Еще хотел, искал что-то сказать ей, особое; но вернулась мать с фельдшерицей, и та, скребнув иглою кость, сделала укол, а потом долго не уходила, навязчиво болтала в задней половине, хоть выгоняй… о, человеческое, глухое, не внимающее ничему, невменяемое. У многих, слишком многих глаза в себя повернуты, самоуглубленные, как у статуй античных, самоувлеченные — хотя в себе-то как раз и не могут, а чаще не хотят разобраться. Ищут источники и блага, и зла где угодно, только не в себе. Ищут спасения от страха конечности не в себе опять же, а на стороне, заговорить его пытаются, заболтать-зачурать, заклясть и забыть. Но все ответы — в себе, вот там и копайте, там вода познания. Вы искали подсластить это горчайшее питье, но не саму его суть, формулу смеси амброзии с ядом. Кадили ханжески духу, прислуживая телу, дубовые рамы возводили для морали, кумирен понастроили, пирамид, ложь во благо изобрели — во всех вас жизнешка говорила, вопила, изворачивалась, только и всего. Дикая, жестокая, в собственном оргазме барахтающаяся, в конвульсиях последнего ужаса, это она говорила за вас, она врала вам напропалую, подзуживала с ухмылкой, свободой маня в тупики, а затем… Знаем, что потом, рабы ее на больной жизнью планете, жизнью гармоничной во зле именно, изумляться не переставая, как это и кто свести в одно, сопрячь смог гармонию и зло… искусство величайшее, так ведь и безнравственность неменьшая, ведь дальше-то некуда. В смерть личную разве, как единственно возможное искупление, как закрытие, уничтоженье несуразия этого вселенского, другого навершия ему и быть-то не может…
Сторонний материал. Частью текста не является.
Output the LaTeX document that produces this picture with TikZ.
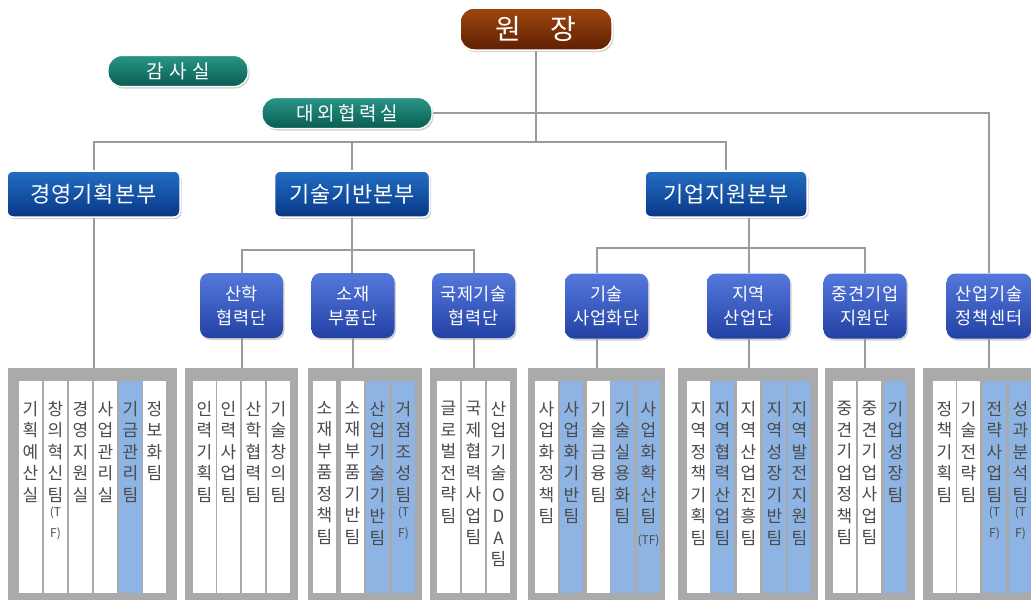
\documentclass[tikz,border=0pt]{standalone}
\usepackage{fontspec}
\setmainfont{Noto Sans CJK KR}
\newfontfamily\spaced{Noto Sans CJK KR}[LetterSpace=18]
\newfontfamily\snug{Noto Sans CJK KR}[LetterSpace=4]
\usepackage{xcolor}
\usetikzlibrary{positioning,shadows,calc}

\definecolor{chiefA}{RGB}{160,70,15}
\definecolor{chiefB}{RGB}{95,32,2}
\definecolor{officeA}{RGB}{40,150,135}
\definecolor{officeB}{RGB}{10,92,82}
\definecolor{hqA}{RGB}{35,110,195}
\definecolor{hqB}{RGB}{8,55,135}
\definecolor{unitA}{RGB}{85,120,220}
\definecolor{unitB}{RGB}{35,65,165}
\definecolor{framegray}{RGB}{170,170,170}
\definecolor{teamblue}{RGB}{142,180,227}
\definecolor{linegray}{RGB}{155,155,155}
\definecolor{teamtext}{RGB}{75,75,75}

\newcommand\tfline[1]{\par\fontsize{12}{15}\selectfont #1}

\begin{document}
\begin{tikzpicture}[
		x=1pt, y=-1pt,
		conn/.style={draw=linegray, line width=2pt},
		chief/.style={rounded corners=14pt, minimum width=152pt, minimum height=42pt,
			top color=chiefA, bottom color=chiefB, draw=white, line width=1.5pt,
			drop shadow={opacity=0.35, shadow xshift=1.5pt, shadow yshift=-2pt},
			text=white, font=\fontsize{28}{28}\selectfont},
		office/.style={rounded corners=14pt, minimum height=31pt,
			top color=officeA, bottom color=officeB, draw=white, line width=1.2pt,
			drop shadow={opacity=0.35, shadow xshift=1.5pt, shadow yshift=-2pt},
			text=white, font=\spaced\fontsize{19}{19}\selectfont},
		hq/.style={rounded corners=6pt, minimum height=46pt,
			top color=hqA, bottom color=hqB, draw=white, line width=1.5pt,
			drop shadow={opacity=0.35, shadow xshift=1.5pt, shadow yshift=-2pt},
			text=white, font=\snug\fontsize{22}{22}\selectfont},
		unitbox/.style={rounded corners=9pt, minimum width=83pt, minimum height=65pt,
			top color=unitA, bottom color=unitB,
			drop shadow={opacity=0.35, shadow xshift=1.5pt, shadow yshift=-2pt},
			text=white, align=center, font=\snug\fontsize{17.5}{24}\selectfont},
		teamframe/.style={anchor=north west, fill=framegray, minimum height=232pt, inner sep=0pt},
		team/.style={anchor=north, inner sep=0pt, text width=24pt, align=center,
			text=teamtext, font=\fontsize{17}{21.5}\selectfont},
	]
	\useasboundingbox (0,0) rectangle (1031,600);

	% top
	\node[chief] (won) at (536,29) {원\hspace{30pt}장};
	\node[office, minimum width=140pt] (gamsa) at (178,71) {감\hspace{0.3em}사\hspace{0.3em}실};
	\node[office, minimum width=170pt] (daeoe) at (347,113) {대외협력실};

	% headquarters
	\node[hq, minimum width=173pt] (hq1) at (93.5,194) {경영기획본부};
	\node[hq, minimum width=155pt] (hq2) at (352,194) {기술기반본부};
	\node[hq, minimum width=162pt] (hq3) at (726,194) {기업지원본부};

	% units
	\node[unitbox] (sanhak) at (241.5,305.5) {산학\\협력단};
	\node[unitbox] (sojae) at (353,305.5) {소재\\부품단};
	\node[unitbox] (gukje) at (473.5,305.5) {국제기술\\협력단};
	\node[unitbox] (gisul) at (606.5,306) {기술\\사업화단};
	\node[unitbox] (jiyeok) at (748.5,306) {지역\\산업단};
	\node[unitbox] (junggyeon) at (865,306) {중견기업\\지원단};
	\node[unitbox, minimum width=85pt] (policy) at (989,306) {산업기술\\정책센터};

	% team frames
	\node[teamframe, minimum width=169pt] (f1) at (8,368) {};
	\node[teamframe, minimum width=113pt] (f2) at (185,368) {};
	\node[teamframe, minimum width=114pt] (f3) at (308,368) {};
	\node[teamframe, minimum width=87pt] (f4) at (430,368) {};
	\node[teamframe, minimum width=137pt] (f5) at (528,368) {};
	\node[teamframe, minimum width=140pt] (f6) at (678,368) {};
	\node[teamframe, minimum width=90pt] (f7) at (825,368) {};
	\node[teamframe, minimum width=108pt] (f8) at (923,368) {};

	\foreach \x/\c/\t [count=\i] in {
			19/white/{기\\획\\예\\산\\실},
			44/white/{창\\의\\혁\\신\\팀\tfline{(T\\F)}},
			69/white/{경\\영\\지\\원\\실},
			94/white/{사\\업\\관\\리\\실},
			119/teamblue/{기\\금\\관\\리\\팀},
			143/white/{정\\보\\화\\팀},
			193/white/{인\\력\\기\\획\\팀},
			217/white/{인\\력\\사\\업\\팀},
			242/white/{산\\학\\협\\력\\팀},
			267/white/{기\\술\\창\\의\\팀},
			313/white/{소\\재\\부\\품\\정\\책\\팀},
			341/white/{소\\재\\부\\품\\기\\반\\팀},
			366/teamblue/{산\\업\\기\\술\\기\\반\\팀},
			392/teamblue/{거\\점\\조\\성\\팀\tfline{(T\\F)}},
			437/white/{글\\로\\벌\\전\\략\\팀},
			462/white/{국\\제\\협\\력\\사\\업\\팀},
			487/white/{산\\업\\기\\술\\O\\D\\A\\팀},
			535/white/{사\\업\\화\\정\\책\\팀},
			560/teamblue/{사\\업\\화\\기\\반\\팀},
			587/white/{기\\술\\금\\융\\팀},
			611/teamblue/{기\\술\\실\\용\\화\\팀},
			637/teamblue/{사\\업\\화\\확\\산\\팀\tfline{(TF)}},
			687/white/{지\\역\\정\\책\\기\\획\\팀},
			711/teamblue/{지\\역\\협\\력\\산\\업\\팀},
			737/white/{지\\역\\산\\업\\진\\흥\\팀},
			763/teamblue/{지\\역\\성\\장\\기\\반\\팀},
			788/teamblue/{지\\역\\발\\전\\지\\원\\팀},
			833/white/{중\\견\\기\\업\\정\\책\\팀},
			858/white/{중\\견\\기\\업\\사\\업\\팀},
			884/teamblue/{기\\업\\성\\장\\팀},
			933/white/{정\\책\\기\\획\\팀},
			957/white/{기\\술\\전\\략\\팀},
			983/teamblue/{전\\략\\사\\업\\팀\tfline{(T\\F)}},
			1009/teamblue/{성\\과\\분\\석\\팀\tfline{(T\\F)}}}
		{
			\fill[\c] (\x,381) rectangle ++(23,212);
			\node[team] (t\i) at (\x+11.5,401) {\t};
		}

	% connectors
	\coordinate (bus) at (536,142);
	\coordinate (midbus) at (352,250);
	\coordinate (rightbus) at (748.5,248);
	\draw[conn] (won.south) -- (bus);
	\draw[conn] (hq1.north) |- (bus) -| (hq3.north);
	\draw[conn] (hq2.north) -- (hq2.north |- bus);
	\draw[conn] (daeoe.east) -| (policy.north);
	\draw[conn] (hq1.south) -- (hq1.south |- f1.north);

	\draw[conn] (hq2.south) -- (hq2.south |- sojae.north);
	\draw[conn] (sanhak.north) |- (midbus) -| (gukje.north);
	\draw[conn] (sanhak.south) -- (sanhak.south |- f2.north);
	\draw[conn] (sojae.south) -- (sojae.south |- f3.north);
	\draw[conn] (gukje.south) -- (gukje.south |- f4.north);

	\draw[conn] (hq3.south -| jiyeok.north) -- (jiyeok.north);
	\draw[conn] (f5.north |- gisul.north) |- (rightbus) -| (junggyeon.north);
	\draw[conn] (f5.north |- gisul.south) -- (f5.north);
	\draw[conn] (jiyeok.south) -- (jiyeok.south |- f6.north);
	\draw[conn] (junggyeon.south) -- (junggyeon.south |- f7.north);
	\draw[conn] (policy.south) -- (policy.south |- f8.north);

\end{tikzpicture}
\end{document}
Что, ненависть опять — от страха? Но его-то и не было теперь, считай, столько раз пережитого всяко, до паники, обмиранья едва ль не бабского, изнурившего до отрешенности его, тупости эмоциональной и головной… тягость страшная, да, но не страх. И, может, он еще оставался бы, когда б не поле хлеба неведомого, ему уже обещанного жита, в реальности которого он теперь не хотел сомневаться, да и не мог, на сомнение тоже силы нужны, а их не было… Жито-пережито все, вот именно, в страстях изжито; и не спросишь, некого, что за реальность открывалась ему, новая и нежданная, но в яви столь объемной и непреложной, что успел увериться уже в ней, обнадежиться, — и не о том ли и Леденев говорил, в реанимацию на каталке увозимый? Как он сказал — «все объято»?.. Да, объято, смыслом неизмеримо большим, чем здесь, высвечено и пронизано, и ничего, что не успел он ухватить, охватить его, проникнуться им, главное — он есть, утоляющий, снимающий покровы многослойные лжи, зла и безнадеги, ясную же, достоверную надежду подающий… или обманулись они вывертами психики собственной, солипсисты поневоле, болезненными извращеньями остатков шаткого того, что разумом привыкли именовать?